荷物を乗せたまま移動したり、そのまま保管したりできるのがメリットです。
また、折りたためるので収納がコンパクトになるのも便利です。
物流倉庫のラックを選ぶときに見るべきポイント8つ
この章では物流倉庫がラックを選ぶときに確認すべきことをまとめました。
1 | 保管する荷物のサイズ |
2 | 保管する荷物の重さ |
3 | 天地段数 |
4 | 倉庫の大きさに合うか |
5 | ピッキングがしやすいか |
6 | 耐久性 |
7 | 耐震性 |
8 | 連結できるか |
保管する荷物のサイズ
保管する荷物のサイズを確認してからラックを選びましょう。
ラックは種類によっては棚の高さを変えることができません。
この場合、せっかくラックを買っても、保管したい荷物が収納できなければ買った意味がなくなってしまいます。
様々な種類の荷物を保管したいときは棚の高さを変えられるものを選ぶと便利でしょう。
保管する荷物の重さ
耐荷重も選ぶときに必ず見ておきたいポイントです。
倉庫ではかなり重い荷物を保管することもあります。
ラックは1トン以上の荷物に対応できるもの、1トンまで、400kgまでなどそれぞれ耐荷重が決まっているので、保管する荷物がどれくらいの重さなのか把握してからラック選びを始めましょう。
天地段数
天地段数とはラックの棚板の数のことです。
棚板の数によって、ラック1つでパレット、コンテナ、段ボールなどがいくつ収納できるかが変わります。
何をどれくらい収納したいかを把握した上で、ラックに求める天地段数を計算しましょう。
倉庫の大きさに合うか
ラックは倉庫の空間との相性も大事です。
例えば、天井が低い倉庫の場合、高さが天井より高いラックを買ってしまうと設置することができません。

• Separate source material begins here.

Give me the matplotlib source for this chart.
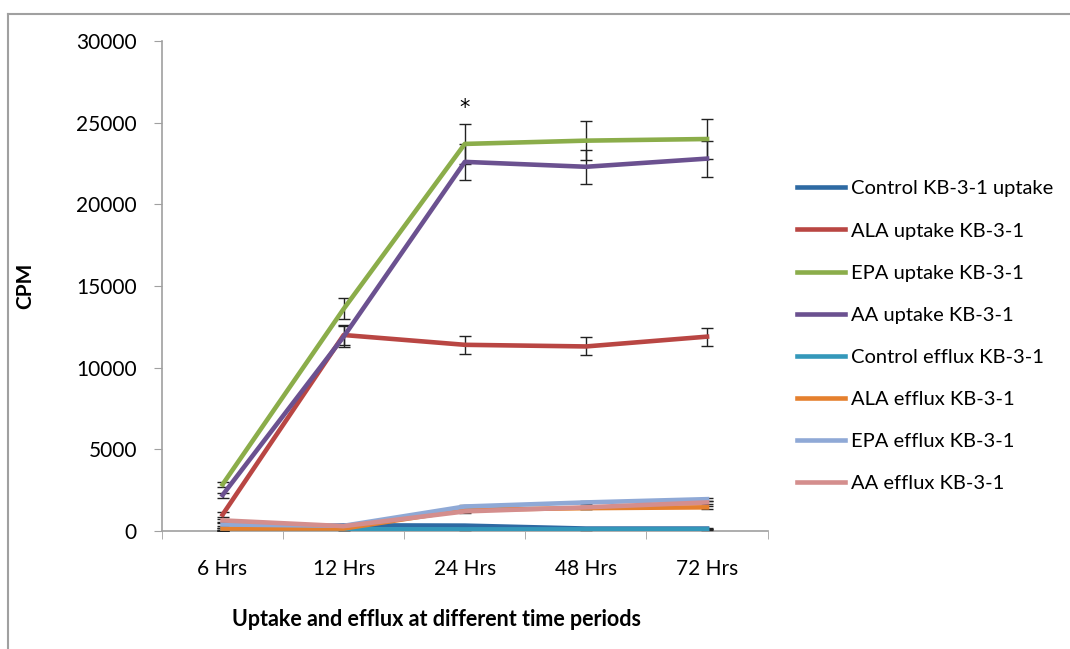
import numpy as np
import matplotlib.pyplot as plt
from matplotlib.lines import Line2D

plt.rcParams['font.family'] = ['Lato', 'DejaVu Sans']

times = ['6 Hrs', '12 Hrs', '24 Hrs', '48 Hrs', '72 Hrs']
names = ['Control KB-3-1 uptake', 'ALA uptake KB-3-1', 'EPA uptake KB-3-1',
         'AA uptake KB-3-1', 'Control efflux KB-3-1', 'ALA efflux KB-3-1',
         'EPA efflux KB-3-1', 'AA efflux KB-3-1']

ctrl_up = [100, 350, 330, 150, 150]
ala_up = [1000, 12000, 11400, 11300, 11900]
epa_up = [2850, 13600, 23700, 23900, 24000]
aa_up = [2200, 11900, 22600, 22300, 22800]
ctrl_ef = [50, 100, 100, 100, 100]
ala_ef = [150, 150, 1300, 1400, 1450]
epa_ef = [400, 320, 1500, 1750, 1950]
aa_ef = [650, 300, 1200, 1450, 1750]

ctrl_up_err = [80, 60, 60, 50, 50]
ala_up_err = [150, 600, 550, 550, 550]
epa_up_err = [150, 650, 1200, 1200, 1200]
aa_up_err = [150, 650, 1100, 1050, 1100]
ctrl_ef_err = [40, 40, 40, 40, 40]
ala_ef_err = [60, 60, 80, 80, 80]
epa_ef_err = [80, 60, 80, 80, 100]
aa_ef_err = [100, 60, 80, 80, 100]

series = [ctrl_up, ala_up, epa_up, aa_up, ctrl_ef, ala_ef, epa_ef, aa_ef]
errs = [ctrl_up_err, ala_up_err, epa_up_err, aa_up_err,
        ctrl_ef_err, ala_ef_err, epa_ef_err, aa_ef_err]
colors = ['#2E6AA3', '#B94643', '#8BAD4A', '#6B5190',
          '#3498BA', '#E5802E', '#8FA9D6', '#D48E8D']

fig = plt.figure(figsize=(10.7, 6.49), dpi=100)
ax = fig.add_axes([0.1514, 0.1818, 0.566, 0.755])

x = np.arange(len(times))
for vals, err, c in zip(series, errs, colors):
    ax.errorbar(x, vals, yerr=err, color=c, lw=3.3, ecolor='#222222',
                elinewidth=1, capsize=4, capthick=1, zorder=3)

ax.text(2, 25300, '*', ha='center', va='bottom', fontsize=15,
        family='DejaVu Sans')

ax.set_xlim(-0.5, 4.5)
ax.set_ylim(0, 30000)
ax.set_yticks(np.arange(0, 30001, 5000))
ax.set_xticks(x)
ax.set_xticklabels(times)
ax.set_xticks(np.arange(-0.5, 4.6, 1), minor=True)
ax.tick_params(axis='x', which='major', length=0, pad=20, labelsize=15)
ax.tick_params(axis='x', which='minor', length=6, color='#a0a0a0', direction='out')
ax.tick_params(axis='y', length=6, color='#a0a0a0', labelsize=15, pad=12)
for s in ['top', 'right']:
    ax.spines[s].set_visible(False)
for s in ['left', 'bottom']:
    ax.spines[s].set_color('#a0a0a0')
    ax.spines[s].set_linewidth(1.2)

ax.set_ylabel('CPM', fontsize=15, fontweight='bold')
ax.yaxis.set_label_coords(-0.21, 0.5)
ax.set_xlabel('Uptake and efflux at different time periods', fontsize=15.5,
              fontweight='bold')
ax.xaxis.set_label_coords(0.453, -0.16)

handles = [Line2D([], [], color=c, lw=3.3) for c in colors]
fig.legend(handles, names, loc='upper left', bbox_to_anchor=(0.728, 0.75),
           frameon=False, fontsize=14.5, handlelength=2.4, labelspacing=1.24,
           handletextpad=0.3)

# outer frame
fig.add_artist(Line2D([0.0075, 1.0], [0.978, 0.978], color='#a0a0a0', lw=1.5,
                      transform=fig.transFigure))
fig.add_artist(Line2D([0.0075, 0.0075], [0.0, 0.978], color='#a0a0a0', lw=1.5,
                      transform=fig.transFigure))

fig.savefig('out.png', dpi=100)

また、通路や作業スペースが十分に取れるラックを選ぶ必要があります。
天井の高さ、ラックを設置するスペースの幅など色々な長さを把握しておきましょう。
ピッキングがしやすいか
人手によるピッキングを行う倉庫ではピッキングのしやすさも確認しましょう。
ピッキングは毎日のように行われる作業だからこそ、作業効率を上げることが大事です。
例えば、棚ごとに番号を振りやすいものだと、ピッキングする人がリストにある商品を探しやすくなります。
また、商品を取りやすい高さであることも大切です。
耐久性
ラックは耐久性が高いのが理想的です。
なぜなら、倉庫では非常に重いものも扱うからです。
耐久性が高く、重いものも保管できるラックを選ぶことは現場で働く従業員を守ることにも繋がります。

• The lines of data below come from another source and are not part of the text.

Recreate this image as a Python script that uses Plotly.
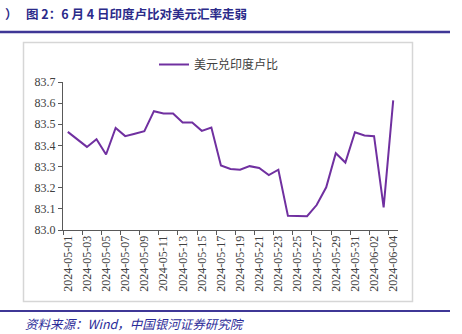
import plotly.graph_objects as go

# ---- data ----
dates = [
    "2024-05-01", "2024-05-02", "2024-05-03", "2024-05-04", "2024-05-05",
    "2024-05-06", "2024-05-07", "2024-05-08", "2024-05-09", "2024-05-10",
    "2024-05-11", "2024-05-12", "2024-05-13", "2024-05-14", "2024-05-15",
    "2024-05-16", "2024-05-17", "2024-05-18", "2024-05-19", "2024-05-20",
    "2024-05-21", "2024-05-22", "2024-05-23", "2024-05-24", "2024-05-25",
    "2024-05-26", "2024-05-27", "2024-05-28", "2024-05-29", "2024-05-30",
    "2024-05-31", "2024-06-01", "2024-06-02", "2024-06-03", "2024-06-04",
]
usd_inr = [
    83.464, 83.428, 83.393, 83.429, 83.357,
    83.483, 83.444, 83.455, 83.467, 83.562,
    83.551, 83.551, 83.508, 83.508, 83.469,
    83.485, 83.305, 83.289, 83.285, 83.302,
    83.293, 83.260, 83.285, 83.067, 83.065,
    83.065, 83.118, 83.202, 83.363, 83.319,
    83.462, 83.447, 83.444, 83.107, 83.613,
]
series_name = "美元兑印度卢比"
y_ticks = [83.0, 83.1, 83.2, 83.3, 83.4, 83.5, 83.6, 83.7]
title_text = "）   图 2：6 月 4 日印度卢比对美元汇率走弱"
source_text = "资料来源：Wind，中国银河证券研究院"

# ---- layout geometry (pixels) ----
W, H = 462, 334
PL, PR, PT, PB = 63, 398, 82, 230  # plot area in pixels

def px_x(p):
    return (p - PL) / (PR - PL)

def px_y(p):
    return (PB - p) / (PB - PT)

def hline(x0, x1, y, color, width):
    return dict(type="line", xref="paper", yref="paper",
                x0=px_x(x0), x1=px_x(x1), y0=px_y(y), y1=px_y(y),
                line=dict(color=color, width=width))

idx = list(range(len(dates)))

fig = go.Figure()
fig.add_trace(go.Scatter(
    x=idx, y=usd_inr, mode="lines", name=series_name,
    line=dict(color="#7030A0", width=2),
    showlegend=True,
))

serif = "Liberation Serif"
cjk = "Noto Sans CJK SC"
box_c = "#D6D6D6"

fig.update_layout(
    width=W, height=H,
    margin=dict(l=PL, r=W - PR, t=PT, b=H - PB),
    paper_bgcolor="white", plot_bgcolor="white",
    showlegend=True,
    legend=dict(
        x=px_x(154), y=px_y(50), xanchor="left", yanchor="top",
        orientation="h", bgcolor="rgba(0,0,0,0)",
        font=dict(family=cjk, size=12, color="#404040"),
    ),
    xaxis=dict(
        range=[-0.5, len(dates) - 0.5],
        tickmode="array",
        tickvals=idx[::2],
        ticktext=dates[::2],
        tickangle=-90,
        ticks="",
        showline=True, linecolor="#595959", linewidth=1,
        showgrid=False, zeroline=False,
        tickfont=dict(family=serif, size=12, color="#404040"),
        minor=dict(ticks="outside", tick0=-0.5, dtick=2, ticklen=4,
                   tickcolor="#595959", tickwidth=1, showgrid=False),
    ),
    yaxis=dict(
        range=[83.0, 83.7],
        tickmode="array",
        tickvals=y_ticks,
        ticktext=[f"{v:.1f}" for v in y_ticks],
        ticks="outside", ticklen=4, tickcolor="#595959",
        showline=True, linecolor="#595959", linewidth=1,
        showgrid=False, zeroline=False,
        tickfont=dict(family=serif, size=12, color="#404040"),
    ),
    shapes=[
        # chart-area border
        dict(type="rect", xref="paper", yref="paper",
             x0=px_x(23.5), x1=px_x(412.5), y0=px_y(301.5), y1=px_y(42.5),
             line=dict(color=box_c, width=1.5), fillcolor="rgba(0,0,0,0)",
             layer="below"),
        # top rule
        hline(0, 450, 32, "#3F3796", 2.5),
        # bottom rule
        hline(0, 450, 311, "#3F3796", 2),
    ],
    annotations=[
        dict(text="<b>" + title_text + "</b>", xref="paper", yref="paper",
             x=px_x(3), y=px_y(13), xanchor="left", yanchor="middle",
             showarrow=False,
             font=dict(family=cjk, size=12.5, color="#2B2B8A")),
        dict(text="<i>" + source_text + "</i>", xref="paper", yref="paper",
             x=px_x(23), y=px_y(323), xanchor="left", yanchor="middle",
             showarrow=False,
             font=dict(family=cjk, size=12.5, color="#2B2B99")),
    ],
)

fig.write_html("out.html")
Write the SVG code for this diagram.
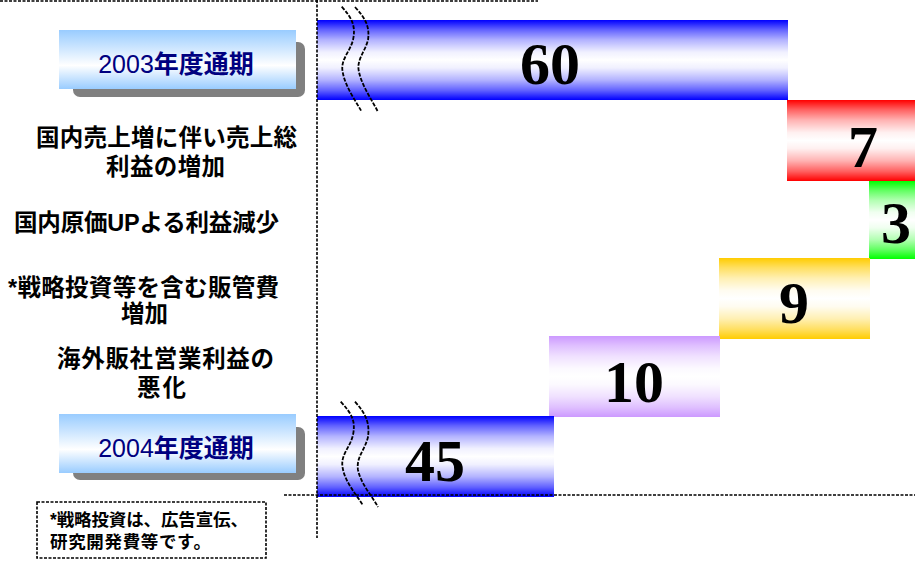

また、長持ちすれば買い換えるコストを削減できるというメリットもあります。
耐震性
日本は地震が多い国だからこそ耐震性も重視しましょう。
地震が発生するとすぐに倒れてしまうラックでは、一度大きな地震が発生しただけで倉庫にかなりの被害をもたらすでしょう。
例えば、ラックの中には一番上の棚板と倉庫の天井との間にポールを入れることで、揺れが発生しても倒れにくくしているものもあります。
ぜひ地震に強いラックを探してみましょう。
連結できるか
ラックには単体で使うものと、別のラックと連結できるものがあります。
連結タイプは他のラックと連結する部分の部品がないので、単体のものに比べて安い傾向があります。

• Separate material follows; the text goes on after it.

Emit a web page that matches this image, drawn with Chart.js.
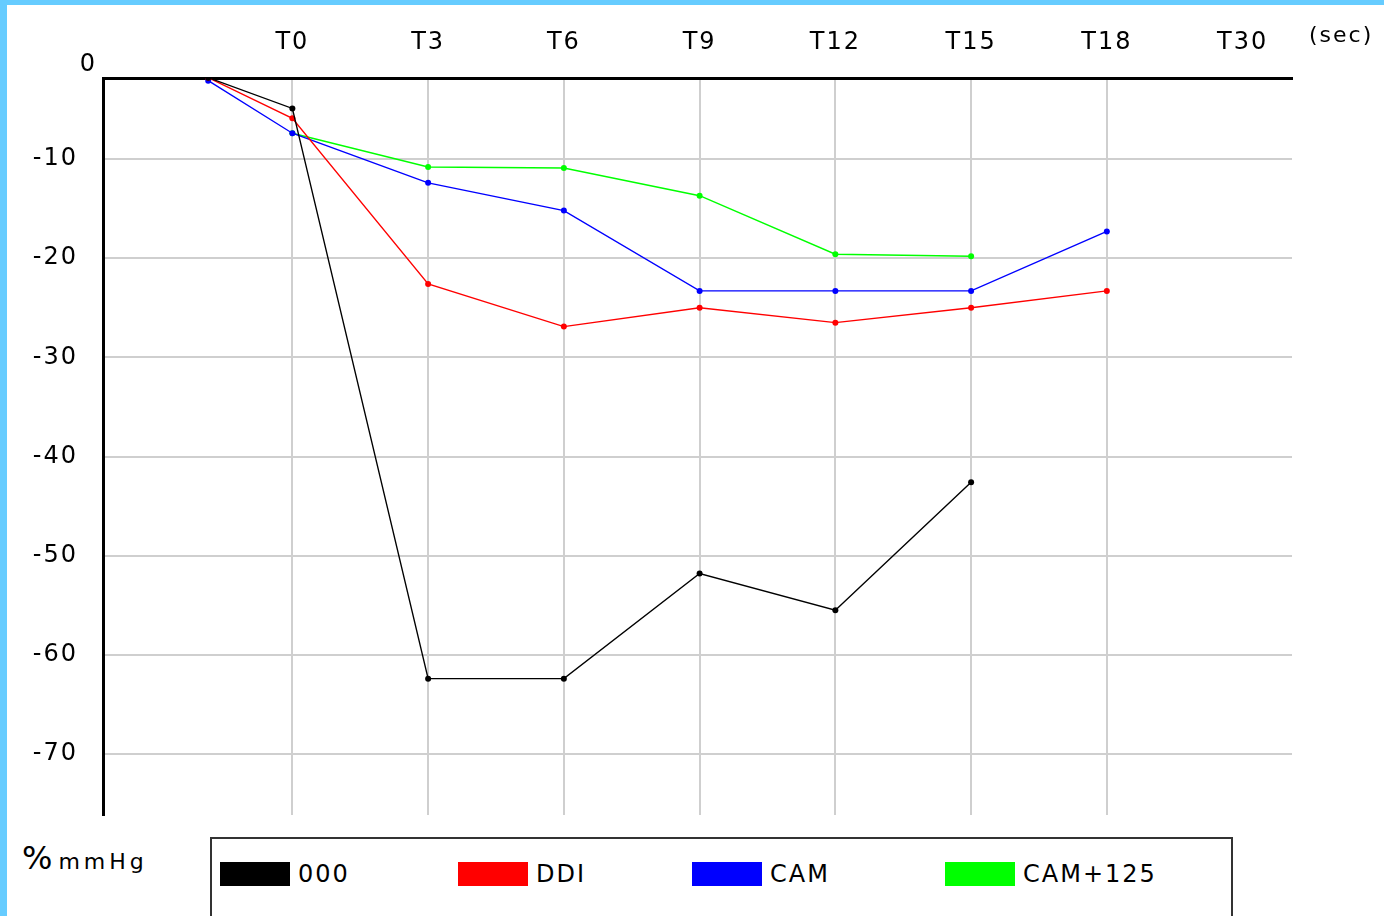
<!DOCTYPE html>
<html><head><meta charset="utf-8">
<script src="https://cdn.jsdelivr.net/npm/chart.js@4.4.1/dist/chart.umd.min.js"></script>
<style>
html,body{margin:0;padding:0;background:#fff;}
body{width:1384px;height:916px;overflow:hidden;position:relative;font-family:"DejaVu Sans",sans-serif;color:#000;}
#frame{position:absolute;left:0;top:0;width:1384px;height:916px;box-sizing:border-box;border-left:7px solid #66ccff;border-top:5px solid #66ccff;}
#wrap{position:absolute;left:7px;top:5px;width:1377px;height:820px;}
#unit{position:absolute;left:22px;top:839px;white-space:nowrap;}
#unit .pc{font-size:32px;}
#unit .mm{font-size:22px;letter-spacing:4px;margin-left:6px;}
#legend{position:absolute;left:210px;top:837px;width:1023px;height:110px;border:2px solid #333;box-sizing:border-box;}
.item{position:absolute;top:23px;display:flex;align-items:center;height:24px;}
.sw{width:70px;height:24px;}
.lab{margin-left:8px;font-size:24px;letter-spacing:2px;}
</style>
</head><body>
<div id="frame"></div>
<div id="wrap"><canvas id="c"></canvas></div>
<div id="unit"><span class="pc">%</span><span class="mm">mmHg</span></div>
<div id="legend"></div>
<script>
// ---- data ----
const xLabels = ['T0','T3','T6','T9','T12','T15','T18','T30'];
const baselineX = -0.62; // baseline reading, before T0
const yTicks = [-10,-20,-30,-40,-50,-60,-70];
const seriesNames = ['000','DDI','CAM','CAM+125'];
// values: [baseline, T0, T3, T6, T9, T12, T15, T18]
const s000    = [-1.8, -4.9, -62.4, -62.4, -51.8, -55.5, -42.6, null];
const sDDI    = [-1.8, -5.9, -22.6, -26.9, -25.0, -26.5, -25.0, -23.3];
const sCAM    = [-2.1, -7.4, -12.4, -15.2, -23.3, -23.3, -23.3, -17.3];
const sCAM125 = [null, -7.4, -10.8, -10.9, -13.7, -19.6, -19.8, null];
const seriesColors = ['#000000','#ff0000','#0000ff','#00ff00'];

function toPoints(arr){
  const out=[];
  arr.forEach((v,i)=>{ if(v!==null) out.push({x: i===0 ? baselineX : i-1, y: v}); });
  return out;
}
const allSeries=[s000,sDDI,sCAM,sCAM125];

const spacing = {
  id:'spacing',
  beforeUpdate(chart){ chart.ctx.letterSpacing='2px'; },
  beforeDraw(chart){ chart.ctx.letterSpacing='2px'; }
};
const extraText = {
  id:'extraText',
  afterDraw(chart){
    const ctx=chart.ctx, ys=chart.scales.y;
    ctx.save();
    ctx.fillStyle='#000';
    ctx.font='24px "DejaVu Sans"';
    ctx.textAlign='right'; ctx.textBaseline='middle';
    ctx.fillText('0', ys.right-6, 60);
    ctx.font='22px "DejaVu Sans"';
    ctx.textAlign='left';
    ctx.fillText('(sec)', 1302, 31);
    ctx.restore();
  }
};

new Chart(document.getElementById('c'), {
  type:'line',
  data:{
    datasets: allSeries.map((s,k)=>({
      label: seriesNames[k],
      data: toPoints(s),
      borderColor: seriesColors[k],
      backgroundColor: seriesColors[k],
      pointBackgroundColor: seriesColors[k],
      pointBorderWidth:0,
      pointRadius:3,
      borderWidth:1.4,
      tension:0,
      spanGaps:true
    }))
  },
  options:{
    responsive:true, maintainAspectRatio:false, animation:false,
    layout:{padding:{left:0,top:0,right:92,bottom:10}},
    plugins:{legend:{display:false}, tooltip:{enabled:false}},
    scales:{
      x:{
        type:'linear', position:'top', min:-1.395, max:7.364,
        afterBuildTicks(sc){ sc.ticks = xLabels.map((l,i)=>({value:i})); },
        afterFit(sc){ sc.height = 73; sc.paddingLeft=0; sc.paddingRight=0; },
        ticks:{ callback:(v)=>xLabels[v], color:'#000', font:{family:'DejaVu Sans', size:24}, padding:21, maxRotation:0, autoSkip:false },
        grid:{ drawTicks:false, lineWidth:2, color:(c)=> (c.tick && c.tick.value===7) ? 'rgba(0,0,0,0)' : '#cfcfcf' },
        border:{ display:true, color:'#000', width:3 }
      },
      y:{
        type:'linear', min:-76.15, max:-1.83,
        afterBuildTicks(sc){ sc.ticks = yTicks.map(v=>({value:v})); },
        afterFit(sc){ sc.width = 96; sc.paddingTop=0; sc.paddingBottom=0; },
        ticks:{ callback:(v)=>String(v), color:'#000', font:{family:'DejaVu Sans', size:24}, padding:25 },
        grid:{ drawTicks:false, lineWidth:2, color:'#cfcfcf' },
        border:{ display:true, color:'#000', width:3 }
      }
    }
  },
  plugins:[spacing, extraText]
});

// legend built from the series names/colours
const legendLeft=[8,246,480,733];
const lg=document.getElementById('legend');
seriesNames.forEach((n,k)=>{
  const d=document.createElement('div'); d.className='item'; d.style.left=legendLeft[k]+'px';
  const sw=document.createElement('div'); sw.className='sw'; sw.style.background=seriesColors[k];
  const t=document.createElement('span'); t.className='lab'; t.textContent=n;
  d.appendChild(sw); d.appendChild(t); lg.appendChild(d);
});
</script>
</body></html>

また、支柱1本分のスペースを節約できるというメリットもあります。
さらに、多くのラックが連結することで、地震が発生した際に単体のラックでは倒れてしまうような揺れでも耐えることができるという強みもあります。
物流倉庫の作業効率を上げるラックの設置方法
倉庫での作業効率を上げるにはラックの設置の仕方にこだわる必要があります。
効率を高める設置方法は色々あります。
例えば、U型とI型 という考え方があります。
U型は入荷や出荷などの作業をするスペースを全て倉庫の片側に持ってきて、もう片方にラックを置くレイアウトです。
入荷、入荷検品、ピッキング、出荷検品、出荷という流れがUの字の形に行われます。
I型は各作業を行うスペースを倉庫の手前から順番に配置するレイアウトです。
作業をする人は手前から奥へと一直線に進むのでI型と呼ばれます。
また、保管する製品はよくピッキングされるものほど出入り口に近いところに置くことで、ピッキングの効率が高まります。
このように様々な工夫をすることで、倉庫の作業効率が上がります。
物流倉庫のラックを安く手に入れる方法
ラックは全て新品で揃えようとするとかなりの費用がかかります。
出来るだけコストを抑えたい場合は中古のラックを購入するのがおすすめです。
中古でも機能性が高く、耐久性も十分にあるため、倉庫で活用できます。
まとめ
多くの荷物を管理する倉庫だからこそ、作業効率を高められて、格納効率も高いラックを選ぶことが大切です。
ぜひ様々なラックの種類を知って、倉庫に合ったものを選びましょう。